## Records with drawing code

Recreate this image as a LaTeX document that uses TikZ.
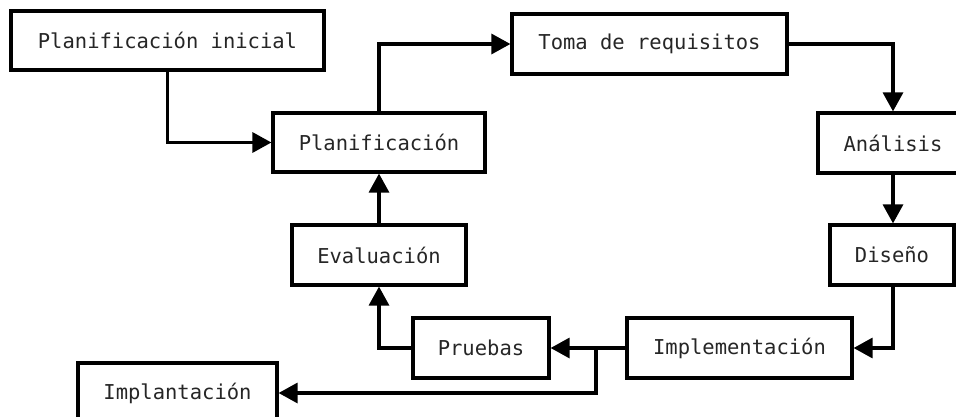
\documentclass[tikz,border=0pt]{standalone}
\usepackage{fontspec}
\setmonofont{DejaVu Sans Mono}
\usetikzlibrary{arrows.meta}
\tikzset{
  box/.style={draw=black, line width=3.2pt, fill=white, minimum height=60pt, inner sep=0pt,
    text=black!85, font=\ttfamily\fontsize{20.5}{24}\selectfont},
  conn/.style={line width=3.2pt, -{Triangle[length=19pt,width=20pt]}},
  plain/.style={line width=3.2pt}
}
\begin{document}
\begin{tikzpicture}[x=1pt,y=-1pt]
\useasboundingbox (0,0) rectangle (956,417);
\clip (0,0) rectangle (956,417);
\fill[white] (0,0) rectangle (956,417);
\node[box, minimum width=313pt, minimum height=59pt] (pi) at (167.5,40.5) {Planificación inicial};
\node[box, minimum width=212pt, minimum height=59pt] (pl) at (379,142.5) {Planificación};
\node[box, minimum width=275pt] (toma) at (649.5,44) {Toma de requisitos};
\node[box, minimum width=150pt] (an) at (893,143) {Análisis};
\node[box, minimum width=124pt] (dis) at (892,255) {Diseño};
\node[box, minimum width=225pt] (impl) at (739.5,348) {Implementación};
\node[box, minimum width=136pt] (pru) at (481,348) {Pruebas};
\node[box, minimum width=174pt] (ev) at (379,255) {Evaluación};
\node[box, minimum width=199pt] (imp) at (177.5,393) {Implantación};
\coordinate (br) at (596,348);
\draw[conn] (pi.south) |- (pl.west);
\draw[conn] (pl.north) |- (toma.west);
\draw[conn] (toma.east) -| (an.north);
\draw[conn] (an.south) -- (an.south |- dis.north);
\draw[conn] (an.south |- dis.south) |- (impl.east);
\draw[conn] (impl.west) -- (pru.east);
\draw[conn] (br) |- (imp.east);
\draw[conn] (pru.west) -| (ev.south);
\draw[conn] (ev.north) -- (pl.south);
\end{tikzpicture}
\end{document}
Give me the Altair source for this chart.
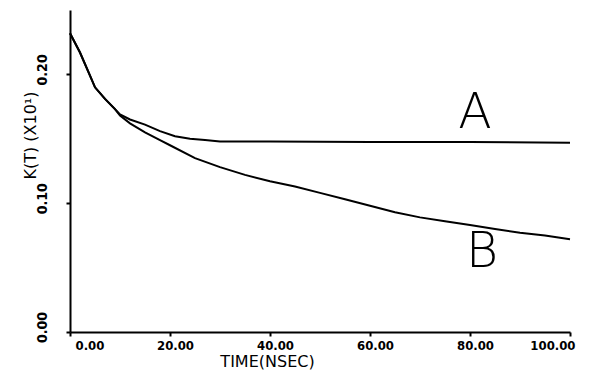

## Your objective
Every entry must be transcribed exactly. Pictures do not belong in the copy.

## Worked answer
Recreate this image as a LaTeX document that uses TikZ.
\documentclass[tikz,border=0pt]{standalone}
\usepackage{fontspec}
\setmonofont{DejaVu Sans Mono}
\usetikzlibrary{arrows.meta}
\tikzset{
  box/.style={draw=black, line width=3.2pt, fill=white, minimum height=60pt, inner sep=0pt,
    text=black!85, font=\ttfamily\fontsize{20.5}{24}\selectfont},
  conn/.style={line width=3.2pt, -{Triangle[length=19pt,width=20pt]}},
  plain/.style={line width=3.2pt}
}
\begin{document}
\begin{tikzpicture}[x=1pt,y=-1pt]
\useasboundingbox (0,0) rectangle (956,417);
\clip (0,0) rectangle (956,417);
\fill[white] (0,0) rectangle (956,417);
\node[box, minimum width=313pt, minimum height=59pt] (pi) at (167.5,40.5) {Planificación inicial};
\node[box, minimum width=212pt, minimum height=59pt] (pl) at (379,142.5) {Planificación};
\node[box, minimum width=275pt] (toma) at (649.5,44) {Toma de requisitos};
\node[box, minimum width=150pt] (an) at (893,143) {Análisis};
\node[box, minimum width=124pt] (dis) at (892,255) {Diseño};
\node[box, minimum width=225pt] (impl) at (739.5,348) {Implementación};
\node[box, minimum width=136pt] (pru) at (481,348) {Pruebas};
\node[box, minimum width=174pt] (ev) at (379,255) {Evaluación};
\node[box, minimum width=199pt] (imp) at (177.5,393) {Implantación};
\coordinate (br) at (596,348);
\draw[conn] (pi.south) |- (pl.west);
\draw[conn] (pl.north) |- (toma.west);
\draw[conn] (toma.east) -| (an.north);
\draw[conn] (an.south) -- (an.south |- dis.north);
\draw[conn] (an.south |- dis.south) |- (impl.east);
\draw[conn] (impl.west) -- (pru.east);
\draw[conn] (br) |- (imp.east);
\draw[conn] (pru.west) -| (ev.south);
\draw[conn] (ev.north) -- (pl.south);
\end{tikzpicture}
\end{document}
Give me the Altair source for this chart.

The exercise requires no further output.